Plotting code records:
※

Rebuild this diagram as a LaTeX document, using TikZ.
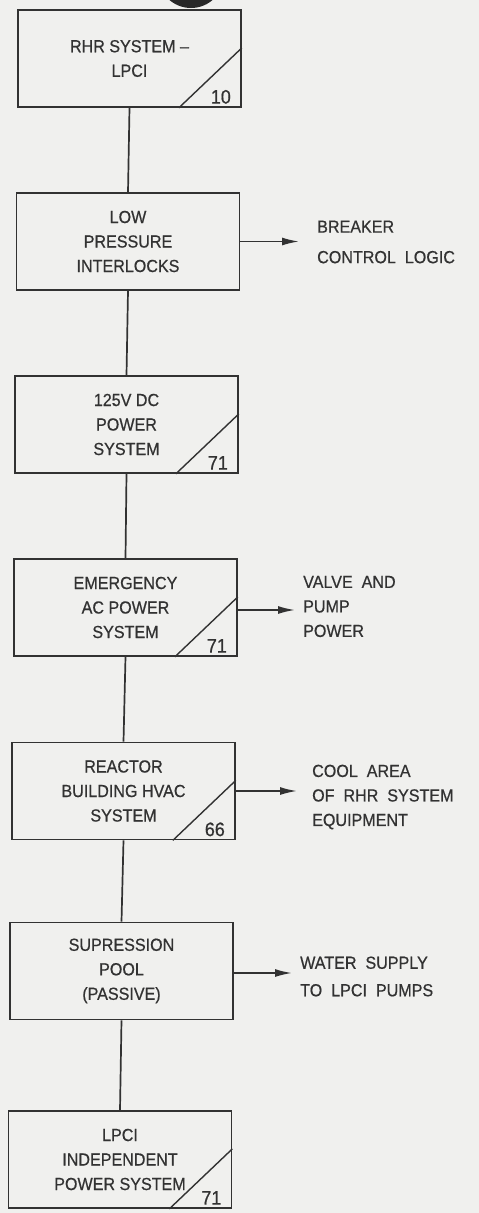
\documentclass[tikz,border=0pt]{standalone}
\usepackage{fontspec}
\setmainfont{Liberation Sans}[FakeStretch=0.92, FakeBold=0.6]
\usetikzlibrary{arrows.meta,calc}
\definecolor{bg}{RGB}{240,240,238}
\definecolor{ink}{RGB}{50,50,50}
\definecolor{blob}{RGB}{40,40,40}
\begin{document}
\begin{tikzpicture}[x=1pt,y=-1pt,
  box/.style={draw=ink, line width=1.7pt, minimum width=223pt, minimum height=97pt,
    inner sep=0pt, align=center, font=\fontsize{17.5}{24.5}\selectfont, text=ink},
  num/.style={font=\fontsize{19.5}{19.5}\selectfont, text=ink, inner sep=0pt},
  lbl/.style={anchor=west, align=left, inner sep=0pt,
    font=\fontsize{17.5}{24.5}\selectfont, text=ink},
  conn/.style={draw=ink, line width=1.7pt},
  arr/.style={conn, -{Latex[length=17pt,width=8pt]}},
  diag/.style={conn, line width=1.4pt}
]
\fill[bg] (0,0) rectangle (479,1213);
\useasboundingbox (0,0) rectangle (479,1213);
\begin{scope}
  \clip (0,0) rectangle (479,1213);
  \fill[blob] (191,-25) circle (33);
\end{scope}

\node[box] (b1) at (129.5,58.5) {RHR SYSTEM --\\LPCI};
\node[box] (b2) at (128,241.5) {LOW\\PRESSURE\\INTERLOCKS};
\node[box] (b3) at (126.5,424.5) {125V DC\\POWER\\SYSTEM};
\node[box] (b4) at (125.5,607.5) {EMERGENCY\\AC POWER\\SYSTEM};
\node[box] (b5) at (123.5,791) {REACTOR\\BUILDING HVAC\\SYSTEM};
\node[box] (b6) at (121.5,971) {SUPRESSION\\POOL\\(PASSIVE)};
\node[box] (b7) at (120,1159.5) {LPCI\\INDEPENDENT\\POWER SYSTEM};

\foreach \b/\n in {b1/10, b3/71, b4/71, b5/66, b7/71}{
  \draw[diag] ($(\b.south east)+(-63,0)$) -- ($(\b.south east)+(0,-60)$);
  \node[num] at ($(\b.south east)+(-21,-11)$) {\n};
}

\draw[conn] (b1.south) -- (b2.north);
\draw[conn] (b2.south) -- (b3.north);
\draw[conn] (b3.south) -- (b4.north);
\draw[conn] (b4.south) -- (b5.north);
\draw[conn] (b5.south) -- (b6.north);
\draw[conn] (b6.south) -- (b7.north);

\node[lbl] (l2) at (317,242) {BREAKER\\[6pt]CONTROL\ \ LOGIC};
\node[lbl] (l4) at (303,606.5) {VALVE\ \ AND\\PUMP\\POWER};
\node[lbl] (l5) at (312,797) {COOL\ \ AREA\\OF\ \ RHR\ \ SYSTEM\\EQUIPMENT};
\node[lbl] (l6) at (300,976.5) {WATER\ \ SUPPLY\\[3pt]TO\ \ LPCI\ \ PUMPS};

\draw[arr] (b2.east) -- ($(l2.west |- b2.east)+(-18,0)$);
\draw[arr] ($(b4.east)+(0,2.5)$) -- ($(l4.west |- b4.east)+(-8,2.5)$);
\draw[arr] (b5.east) -- ($(l5.west |- b5.east)+(-15,0)$);
\draw[arr] ($(b6.east)+(0,2)$) -- ($(l6.west |- b6.east)+(-8,2)$);
\end{tikzpicture}
\end{document}
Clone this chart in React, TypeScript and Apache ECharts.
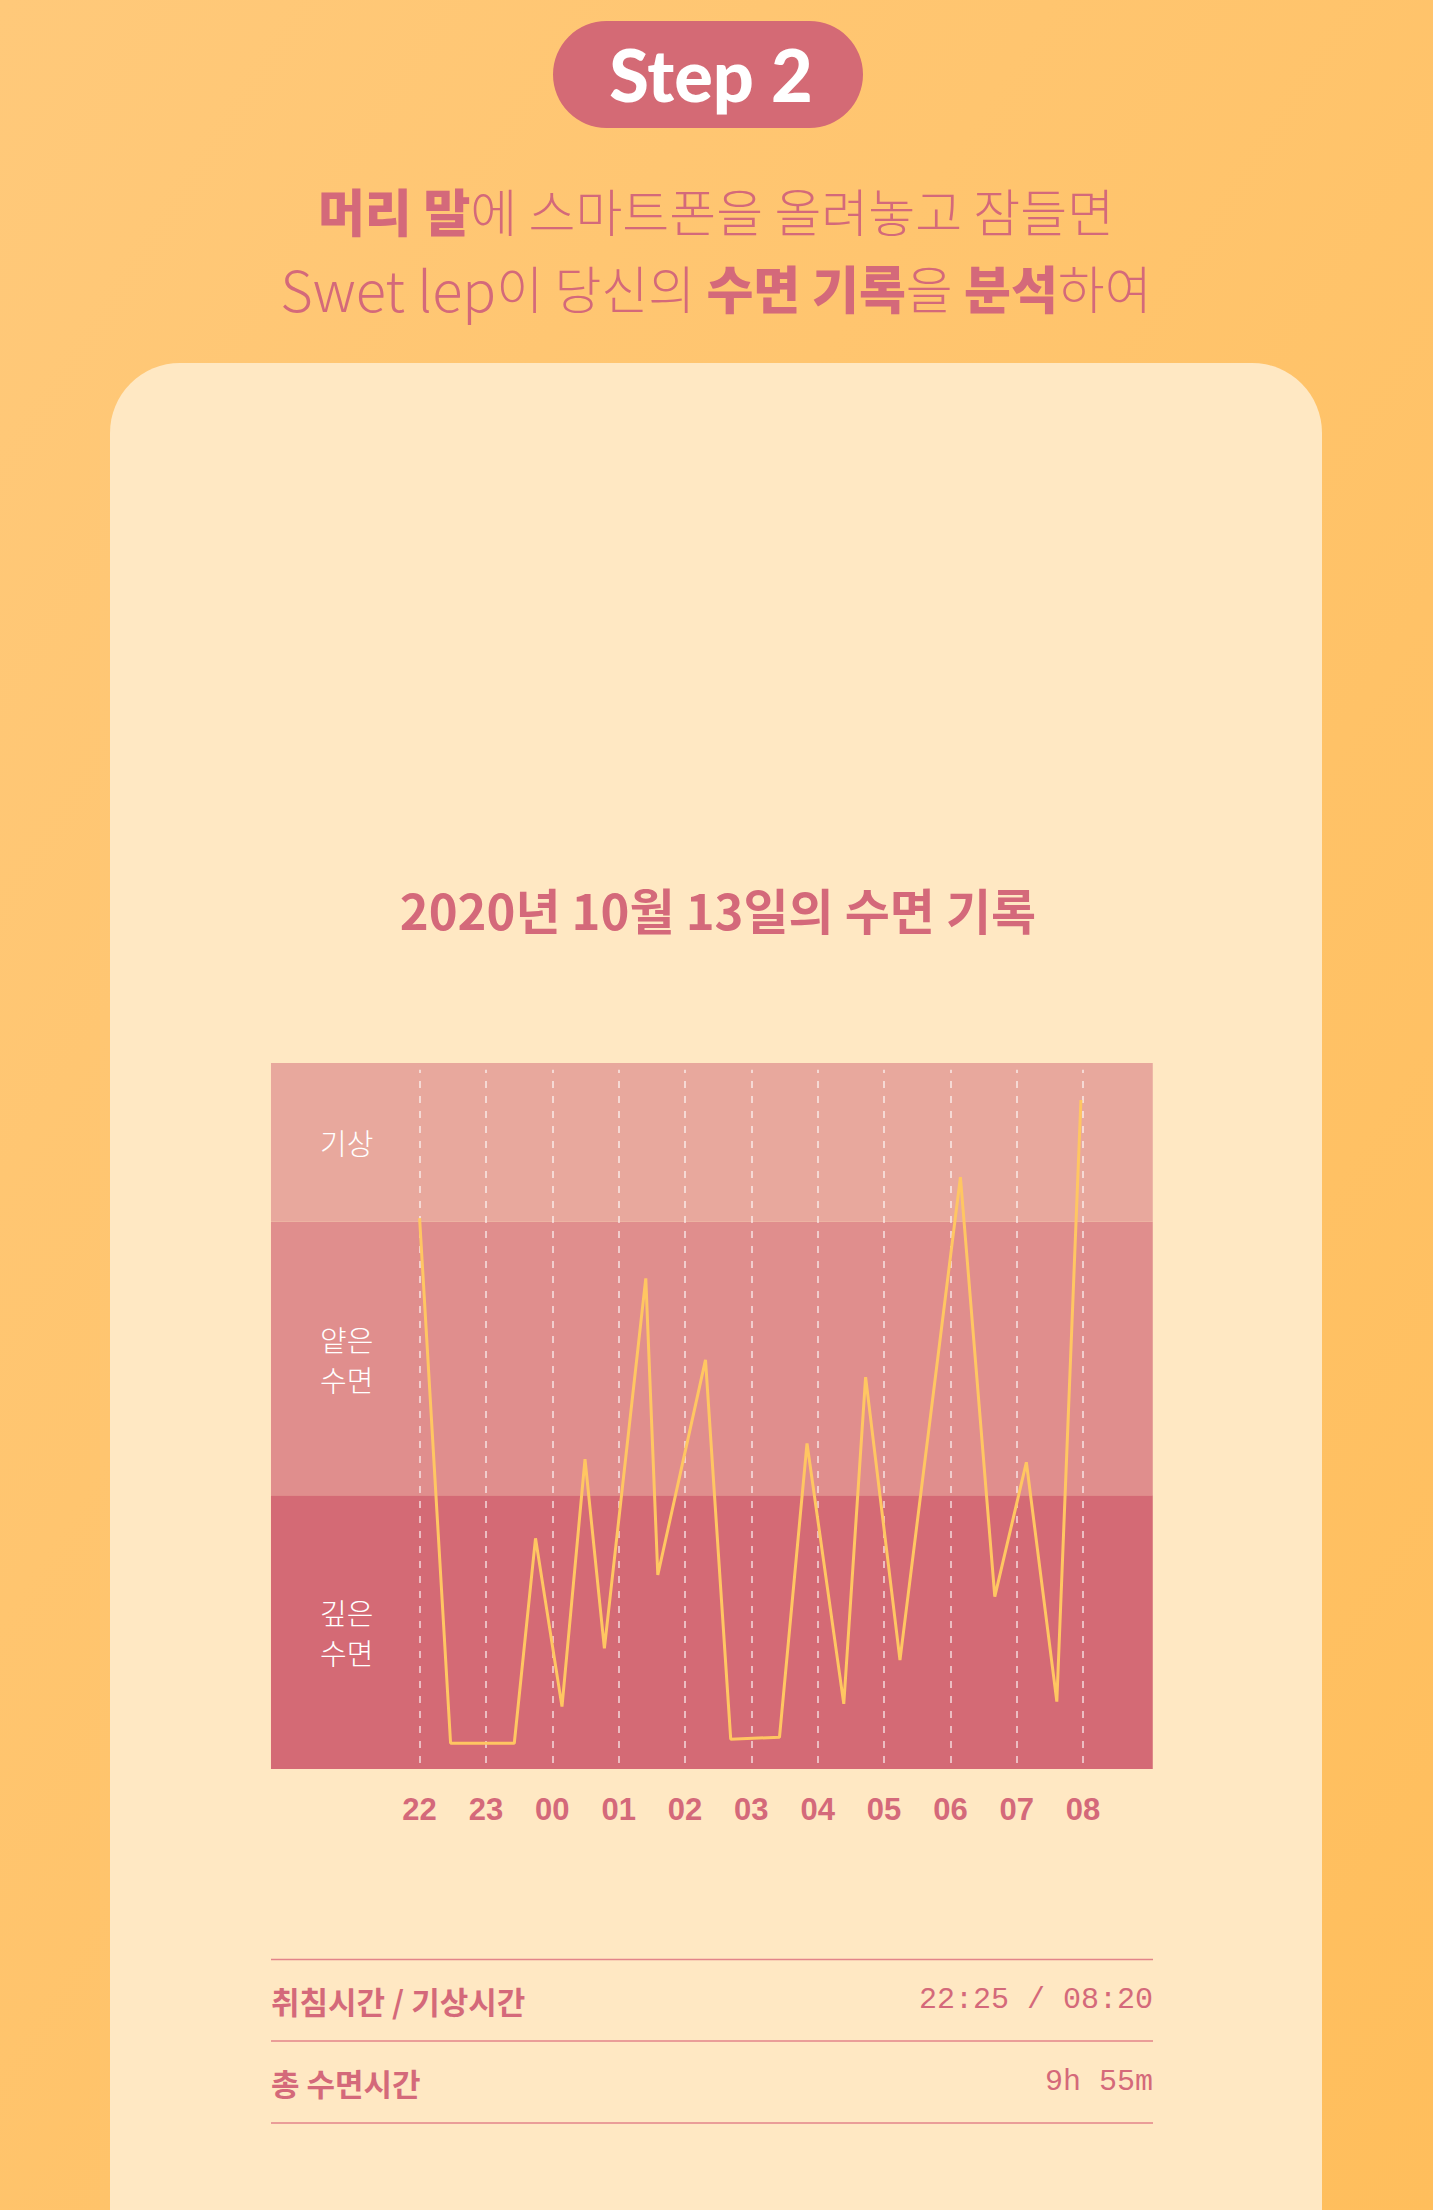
import React, { useEffect, useRef } from 'react';
import * as echarts from 'echarts';

// ---- data ----
const hourTicks = [0, 1, 2, 3, 4, 5, 6, 7, 8, 9, 10];
const hourLabels = ['22', '23', '00', '01', '02', '03', '04', '05', '06', '07', '08'];
// hours after 22:00
const sleepX = [0, 0.467, 1.427, 1.747, 2.146, 2.493, 2.785, 3.409, 3.59, 4.309, 4.689, 5.424, 5.839, 6.393, 6.722, 7.24, 8.151, 8.669, 9.145, 9.604, 9.967];
// sleep depth: 0-1 deep, 1-2 light, 2+ awake
const sleepY = [2.013, 0.094, 0.094, 0.843, 0.228, 1.132, 0.441, 1.793, 0.709, 1.495, 0.109, 0.116, 1.19, 0.238, 1.432, 0.398, 2.163, 0.63, 1.121, 0.246, 2.445];
const stageNames = ['깊은\n수면', '얕은\n수면', '기상'];
const stageBounds = [0, 1, 2, 2.58];
const stageColors = ['#D46A75', '#E08E8D', '#E8A89D'];
const chartXRange = [-2.24, 11.05];
const tableLabels = ['취침시간 / 기상시간', '총 수면시간'];
const tableValues = ['22:25 / 08:20', '9h 55m'];

const PINK = '#D4697A';
const KR = '"Noto Sans CJK KR", "Noto Sans", sans-serif';

export default function App() {
  const ref = useRef<HTMLDivElement>(null);
  useEffect(() => {
    document.body.style.margin = '0';
    if (!ref.current) return;
    const chart = echarts.init(ref.current, undefined, { renderer: 'svg' });

    const areaData = stageNames.map((name, i) => [
      {
        name,
        xAxis: chartXRange[0],
        yAxis: stageBounds[i],
        itemStyle: { color: stageColors[i], opacity: 1 },
      },
      { xAxis: chartXRange[1], yAxis: stageBounds[i + 1] },
    ]);

    const lineData = hourTicks.map((h) => [
      { coord: [h, 0.022] },
      { coord: [h, 2.555] },
    ]);

    const graphic: any[] = [
      {
        type: 'rect', z: -20, silent: true,
        shape: { x: 0, y: 0, width: 1433, height: 2210 },
        style: {
          fill: new echarts.graphic.LinearGradient(0, 0, 1, 1, [
            { offset: 0, color: '#FFC97A' },
            { offset: 1, color: '#FFBE5C' },
          ]),
        },
      },
      {
        type: 'rect', z: -19, silent: true,
        shape: { x: 110, y: 363, width: 1212, height: 1900, r: [70, 70, 0, 0] },
        style: { fill: '#FFE8C3' },
      },
      {
        type: 'rect', z: -18, silent: true,
        shape: { x: 553, y: 21, width: 310, height: 107, r: 53.5 },
        style: { fill: '#D46A75' },
      },
      {
        type: 'text', z: -17, silent: true,
        style: {
          text: 'Step 2', x: 711, y: 74, fill: '#FFFFFF',
          fontSize: 72, fontWeight: 900, fontFamily: 'Lato, "Noto Sans", sans-serif',
          align: 'center', verticalAlign: 'middle',
        },
      },
      {
        type: 'text', z: -17, silent: true,
        style: {
          text: '{b|머리 말}{r|에 스마트폰을 올려놓고 잠들면}',
          x: 716, y: 210, align: 'center', verticalAlign: 'middle',
          fill: PINK, fontSize: 51, fontFamily: KR,
          rich: {
            b: { fontSize: 51, fontWeight: 900, fontFamily: KR, fill: PINK },
            r: { fontSize: 51, fontWeight: 300, fontFamily: KR, fill: PINK },
          },
        },
      },
      {
        type: 'text', z: -17, silent: true,
        style: {
          text: '{l|Swet lep}{r|이 당신의 }{b|수면 기록}{r|을 }{b|분석}{r|하여}',
          x: 716, y: 287, align: 'center', verticalAlign: 'middle',
          fill: PINK, fontSize: 51, fontFamily: KR,
          rich: {
            l: { fontSize: 56, fontWeight: 300, fontFamily: KR, fill: PINK },
            b: { fontSize: 51, fontWeight: 900, fontFamily: KR, fill: PINK },
            r: { fontSize: 51, fontWeight: 300, fontFamily: KR, fill: PINK },
          },
        },
      },
      {
        type: 'text', z: -17, silent: true,
        style: {
          text: '2020년 10월 13일의 수면 기록', x: 718, y: 908,
          align: 'center', verticalAlign: 'middle',
          fill: PINK, fontSize: 49, fontWeight: 'bold', fontFamily: KR,
        },
      },
    ];

    const sepY = [1959.5, 2041, 2123];
    sepY.forEach((y) => {
      graphic.push({
        type: 'line', silent: true, z: -16,
        shape: { x1: 271, y1: y, x2: 1153, y2: y },
        style: { stroke: '#E3848A', lineWidth: 1.5 },
      });
    });
    tableLabels.forEach((t, i) => {
      const cy = (sepY[i] + sepY[i + 1]) / 2;
      graphic.push({
        type: 'text', silent: true, z: -16,
        style: {
          text: t, x: 271, y: cy, align: 'left', verticalAlign: 'middle',
          fill: PINK, fontSize: 31, fontWeight: 'bold', fontFamily: KR,
        },
      });
      graphic.push({
        type: 'text', silent: true, z: -16,
        style: {
          text: tableValues[i], x: 1153, y: cy, align: 'right', verticalAlign: 'middle',
          fill: PINK, fontSize: 30, fontWeight: 'normal', fontFamily: '"Liberation Mono", "DejaVu Sans Mono", monospace',
        },
      });
    });

    chart.setOption({
      animation: false,
      graphic,
      grid: { left: 220.55, width: 995.25, top: 1063, height: 706, containLabel: false },
      xAxis: {
        type: 'value', min: -3, max: 12, interval: 1,
        axisLine: { show: false }, axisTick: { show: false }, splitLine: { show: false },
        axisLabel: {
          show: true, margin: 25, color: PINK, fontSize: 31, fontWeight: 'bold',
          fontFamily: '"Liberation Sans", Arial, sans-serif',
          formatter: (v: number) => {
            const i = hourTicks.indexOf(Math.round(v));
            return i >= 0 && Math.abs(v - Math.round(v)) < 1e-6 ? hourLabels[i] : '';
          },
        },
      },
      yAxis: {
        type: 'value', min: 0, max: 2.58, show: false, splitLine: { show: false },
      },
      series: [
        {
          type: 'line', data: [], silent: true, z: 1,
          markArea: {
            silent: true, z: 1,
            label: {
              show: true, position: 'insideLeft', distance: 49, formatter: '{b}',
              color: '#FFFFFF', fontSize: 29, fontWeight: 300, fontFamily: KR,
              lineHeight: 40, align: 'left',
            },
            emphasis: { disabled: true },
            data: areaData,
          },
        },
        {
          type: 'line', data: [], silent: true, z: 2,
          markLine: {
            silent: true, z: 2, symbol: ['none', 'none'], label: { show: false },
            lineStyle: { color: 'rgba(255,255,255,0.75)', width: 1.5, type: [7, 8] },
            emphasis: { disabled: true },
            data: lineData,
          },
        },
        {
          type: 'line', z: 3, silent: true, symbol: 'none', smooth: false,
          lineStyle: { color: '#FFC662', width: 3 },
          data: sleepX.map((x, i) => [x, sleepY[i]]),
        },
      ],
    });
    return () => chart.dispose();
  }, []);
  return <div ref={ref} style={{ width: 1433, height: 2210 }} />;
}
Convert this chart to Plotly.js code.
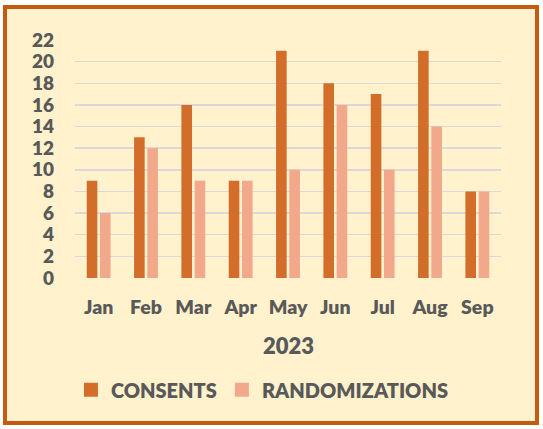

※

[What is needed]
Your task is to restate word for word the lines from the top of the data to the line containing "(l6) at (300,976.5)", both ends included, with every picture left out.

[Task answer]
Rebuild this diagram as a LaTeX document, using TikZ.
\documentclass[tikz,border=0pt]{standalone}
\usepackage{fontspec}
\setmainfont{Liberation Sans}[FakeStretch=0.92, FakeBold=0.6]
\usetikzlibrary{arrows.meta,calc}
\definecolor{bg}{RGB}{240,240,238}
\definecolor{ink}{RGB}{50,50,50}
\definecolor{blob}{RGB}{40,40,40}
\begin{document}
\begin{tikzpicture}[x=1pt,y=-1pt,
  box/.style={draw=ink, line width=1.7pt, minimum width=223pt, minimum height=97pt,
    inner sep=0pt, align=center, font=\fontsize{17.5}{24.5}\selectfont, text=ink},
  num/.style={font=\fontsize{19.5}{19.5}\selectfont, text=ink, inner sep=0pt},
  lbl/.style={anchor=west, align=left, inner sep=0pt,
    font=\fontsize{17.5}{24.5}\selectfont, text=ink},
  conn/.style={draw=ink, line width=1.7pt},
  arr/.style={conn, -{Latex[length=17pt,width=8pt]}},
  diag/.style={conn, line width=1.4pt}
]
\fill[bg] (0,0) rectangle (479,1213);
\useasboundingbox (0,0) rectangle (479,1213);
\begin{scope}
  \clip (0,0) rectangle (479,1213);
  \fill[blob] (191,-25) circle (33);
\end{scope}

\node[box] (b1) at (129.5,58.5) {RHR SYSTEM --\\LPCI};
\node[box] (b2) at (128,241.5) {LOW\\PRESSURE\\INTERLOCKS};
\node[box] (b3) at (126.5,424.5) {125V DC\\POWER\\SYSTEM};
\node[box] (b4) at (125.5,607.5) {EMERGENCY\\AC POWER\\SYSTEM};
\node[box] (b5) at (123.5,791) {REACTOR\\BUILDING HVAC\\SYSTEM};
\node[box] (b6) at (121.5,971) {SUPRESSION\\POOL\\(PASSIVE)};
\node[box] (b7) at (120,1159.5) {LPCI\\INDEPENDENT\\POWER SYSTEM};

\foreach \b/\n in {b1/10, b3/71, b4/71, b5/66, b7/71}{
  \draw[diag] ($(\b.south east)+(-63,0)$) -- ($(\b.south east)+(0,-60)$);
  \node[num] at ($(\b.south east)+(-21,-11)$) {\n};
}

\draw[conn] (b1.south) -- (b2.north);
\draw[conn] (b2.south) -- (b3.north);
\draw[conn] (b3.south) -- (b4.north);
\draw[conn] (b4.south) -- (b5.north);
\draw[conn] (b5.south) -- (b6.north);
\draw[conn] (b6.south) -- (b7.north);

\node[lbl] (l2) at (317,242) {BREAKER\\[6pt]CONTROL\ \ LOGIC};
\node[lbl] (l4) at (303,606.5) {VALVE\ \ AND\\PUMP\\POWER};
\node[lbl] (l5) at (312,797) {COOL\ \ AREA\\OF\ \ RHR\ \ SYSTEM\\EQUIPMENT};
\node[lbl] (l6) at (300,976.5) {WATER\ \ SUPPLY\\[3pt]TO\ \ LPCI\ \ PUMPS};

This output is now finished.